What the task asks ::
Using the listing below, please print exactly the lines from the one with "Give me the" through the one with "var DX = 8, DY = -10;". Leave out every picture.

Provided data ::

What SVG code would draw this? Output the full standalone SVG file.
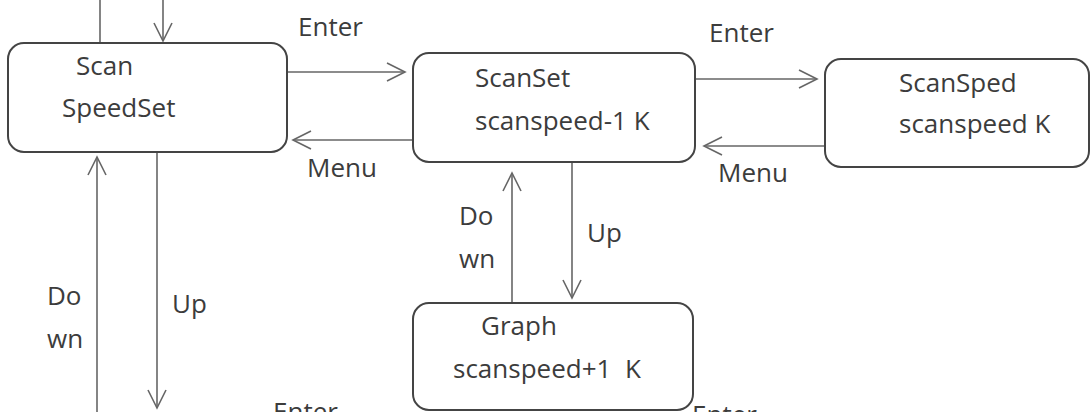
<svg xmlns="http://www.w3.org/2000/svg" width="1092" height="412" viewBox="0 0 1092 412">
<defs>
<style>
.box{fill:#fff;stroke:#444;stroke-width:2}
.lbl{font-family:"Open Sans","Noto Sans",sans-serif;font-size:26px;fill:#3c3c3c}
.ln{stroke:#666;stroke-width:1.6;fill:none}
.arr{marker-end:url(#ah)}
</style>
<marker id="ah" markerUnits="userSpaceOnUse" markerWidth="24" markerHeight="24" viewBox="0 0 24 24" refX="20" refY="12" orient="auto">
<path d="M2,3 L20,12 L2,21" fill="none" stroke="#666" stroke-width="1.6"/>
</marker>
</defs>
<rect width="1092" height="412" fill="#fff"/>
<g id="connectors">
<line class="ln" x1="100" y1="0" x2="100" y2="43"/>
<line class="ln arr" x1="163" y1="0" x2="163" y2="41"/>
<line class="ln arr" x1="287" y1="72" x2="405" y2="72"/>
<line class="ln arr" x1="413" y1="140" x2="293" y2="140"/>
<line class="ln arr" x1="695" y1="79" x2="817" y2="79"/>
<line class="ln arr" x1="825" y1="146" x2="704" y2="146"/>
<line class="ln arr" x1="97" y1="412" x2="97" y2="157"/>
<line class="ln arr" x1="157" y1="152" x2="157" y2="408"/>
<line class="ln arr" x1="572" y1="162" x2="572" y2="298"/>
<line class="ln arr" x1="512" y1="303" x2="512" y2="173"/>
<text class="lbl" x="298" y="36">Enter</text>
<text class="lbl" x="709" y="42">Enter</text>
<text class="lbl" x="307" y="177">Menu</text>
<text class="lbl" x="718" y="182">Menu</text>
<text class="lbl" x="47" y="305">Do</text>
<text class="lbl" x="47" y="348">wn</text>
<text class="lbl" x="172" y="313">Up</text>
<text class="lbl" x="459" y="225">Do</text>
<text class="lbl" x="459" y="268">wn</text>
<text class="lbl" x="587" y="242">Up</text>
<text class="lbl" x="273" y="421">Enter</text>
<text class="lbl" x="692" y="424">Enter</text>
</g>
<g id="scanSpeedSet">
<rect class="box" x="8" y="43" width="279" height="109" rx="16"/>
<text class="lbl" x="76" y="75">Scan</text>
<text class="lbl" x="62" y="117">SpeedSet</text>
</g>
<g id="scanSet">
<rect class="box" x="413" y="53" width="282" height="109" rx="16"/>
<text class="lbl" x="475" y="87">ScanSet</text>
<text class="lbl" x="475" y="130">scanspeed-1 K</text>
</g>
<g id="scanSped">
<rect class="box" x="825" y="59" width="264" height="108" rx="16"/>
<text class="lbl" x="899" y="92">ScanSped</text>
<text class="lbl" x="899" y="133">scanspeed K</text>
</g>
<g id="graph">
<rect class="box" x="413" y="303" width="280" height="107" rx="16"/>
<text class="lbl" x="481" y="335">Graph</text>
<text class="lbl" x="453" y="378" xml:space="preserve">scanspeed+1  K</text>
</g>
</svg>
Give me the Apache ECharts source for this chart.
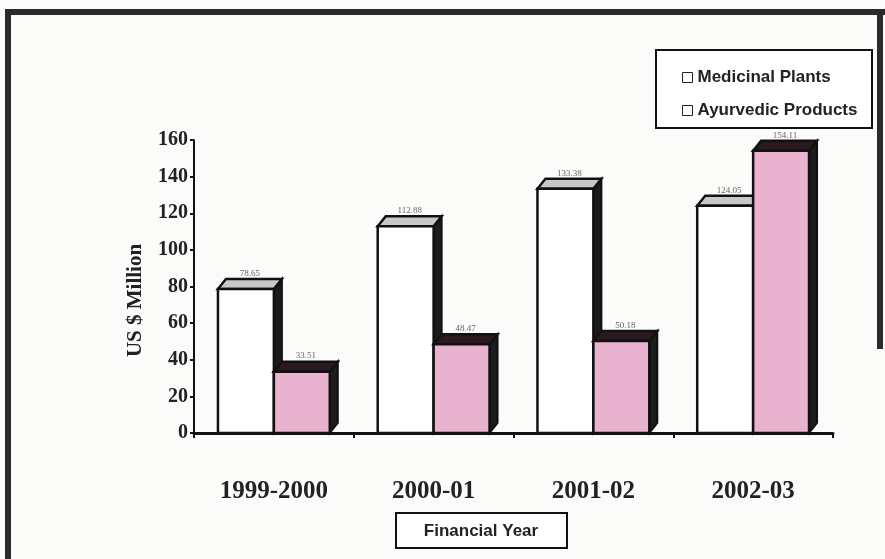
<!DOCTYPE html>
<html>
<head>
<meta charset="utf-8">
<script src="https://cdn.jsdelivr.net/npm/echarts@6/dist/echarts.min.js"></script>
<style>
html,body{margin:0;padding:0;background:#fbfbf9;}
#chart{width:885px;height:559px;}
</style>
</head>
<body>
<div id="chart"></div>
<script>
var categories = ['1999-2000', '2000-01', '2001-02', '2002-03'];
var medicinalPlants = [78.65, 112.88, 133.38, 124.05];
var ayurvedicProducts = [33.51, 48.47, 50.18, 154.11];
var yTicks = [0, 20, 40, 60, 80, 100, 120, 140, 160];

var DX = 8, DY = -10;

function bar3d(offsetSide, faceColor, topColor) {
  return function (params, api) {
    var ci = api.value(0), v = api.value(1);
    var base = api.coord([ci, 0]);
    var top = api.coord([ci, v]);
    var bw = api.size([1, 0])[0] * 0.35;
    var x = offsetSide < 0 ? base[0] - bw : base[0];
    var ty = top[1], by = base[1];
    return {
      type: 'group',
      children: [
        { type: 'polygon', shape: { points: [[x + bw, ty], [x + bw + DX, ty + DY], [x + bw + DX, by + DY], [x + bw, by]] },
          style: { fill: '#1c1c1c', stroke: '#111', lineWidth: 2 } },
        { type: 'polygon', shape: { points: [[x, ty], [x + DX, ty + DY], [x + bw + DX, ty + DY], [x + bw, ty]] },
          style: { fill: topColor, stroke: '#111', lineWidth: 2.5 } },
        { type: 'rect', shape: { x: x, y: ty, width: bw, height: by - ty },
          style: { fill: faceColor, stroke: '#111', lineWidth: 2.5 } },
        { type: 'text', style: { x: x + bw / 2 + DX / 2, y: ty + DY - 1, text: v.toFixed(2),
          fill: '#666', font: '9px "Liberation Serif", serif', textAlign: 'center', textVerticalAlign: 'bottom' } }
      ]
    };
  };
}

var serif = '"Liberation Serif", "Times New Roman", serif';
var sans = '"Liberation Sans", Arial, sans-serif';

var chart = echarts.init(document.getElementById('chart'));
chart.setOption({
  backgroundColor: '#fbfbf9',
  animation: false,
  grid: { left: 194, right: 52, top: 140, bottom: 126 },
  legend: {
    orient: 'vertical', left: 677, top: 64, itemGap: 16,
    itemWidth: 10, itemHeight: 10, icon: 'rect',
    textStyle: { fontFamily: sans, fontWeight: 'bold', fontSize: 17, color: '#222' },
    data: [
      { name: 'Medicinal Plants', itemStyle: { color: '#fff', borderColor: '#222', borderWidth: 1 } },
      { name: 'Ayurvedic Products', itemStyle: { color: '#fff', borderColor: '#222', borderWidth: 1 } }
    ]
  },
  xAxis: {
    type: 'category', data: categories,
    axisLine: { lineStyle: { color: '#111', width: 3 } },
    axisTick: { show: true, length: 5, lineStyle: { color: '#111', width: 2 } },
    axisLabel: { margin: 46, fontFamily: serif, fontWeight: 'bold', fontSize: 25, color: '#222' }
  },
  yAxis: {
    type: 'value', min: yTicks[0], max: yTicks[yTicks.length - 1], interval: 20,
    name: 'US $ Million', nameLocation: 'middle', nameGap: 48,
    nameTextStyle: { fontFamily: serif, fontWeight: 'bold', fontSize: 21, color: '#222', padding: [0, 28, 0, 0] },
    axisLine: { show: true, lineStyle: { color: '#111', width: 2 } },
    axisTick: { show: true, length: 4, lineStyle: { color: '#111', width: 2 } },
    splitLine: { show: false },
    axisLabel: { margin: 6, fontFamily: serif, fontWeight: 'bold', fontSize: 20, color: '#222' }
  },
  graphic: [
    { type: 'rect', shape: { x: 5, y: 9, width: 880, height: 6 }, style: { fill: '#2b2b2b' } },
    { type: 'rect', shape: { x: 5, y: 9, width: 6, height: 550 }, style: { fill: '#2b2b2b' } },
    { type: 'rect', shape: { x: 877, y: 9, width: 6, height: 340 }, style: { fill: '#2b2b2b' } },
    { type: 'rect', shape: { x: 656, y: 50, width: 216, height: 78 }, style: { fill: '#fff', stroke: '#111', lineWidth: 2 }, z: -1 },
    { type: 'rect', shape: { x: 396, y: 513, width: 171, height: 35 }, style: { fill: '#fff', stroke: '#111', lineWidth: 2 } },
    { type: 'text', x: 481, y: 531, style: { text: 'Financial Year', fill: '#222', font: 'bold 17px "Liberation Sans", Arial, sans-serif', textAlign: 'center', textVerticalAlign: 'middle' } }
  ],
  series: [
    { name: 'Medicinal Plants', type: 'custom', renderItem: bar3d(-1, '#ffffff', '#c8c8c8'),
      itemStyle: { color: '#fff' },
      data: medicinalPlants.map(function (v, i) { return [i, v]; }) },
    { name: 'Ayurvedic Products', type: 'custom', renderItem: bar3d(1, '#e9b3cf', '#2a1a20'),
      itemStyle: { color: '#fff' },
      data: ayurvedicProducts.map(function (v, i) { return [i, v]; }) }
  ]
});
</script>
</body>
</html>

Result ::
Give me the Apache ECharts source for this chart.
<!DOCTYPE html>
<html>
<head>
<meta charset="utf-8">
<script src="https://cdn.jsdelivr.net/npm/echarts@6/dist/echarts.min.js"></script>
<style>
html,body{margin:0;padding:0;background:#fbfbf9;}
#chart{width:885px;height:559px;}
</style>
</head>
<body>
<div id="chart"></div>
<script>
var categories = ['1999-2000', '2000-01', '2001-02', '2002-03'];
var medicinalPlants = [78.65, 112.88, 133.38, 124.05];
var ayurvedicProducts = [33.51, 48.47, 50.18, 154.11];
var yTicks = [0, 20, 40, 60, 80, 100, 120, 140, 160];

var DX = 8, DY = -10;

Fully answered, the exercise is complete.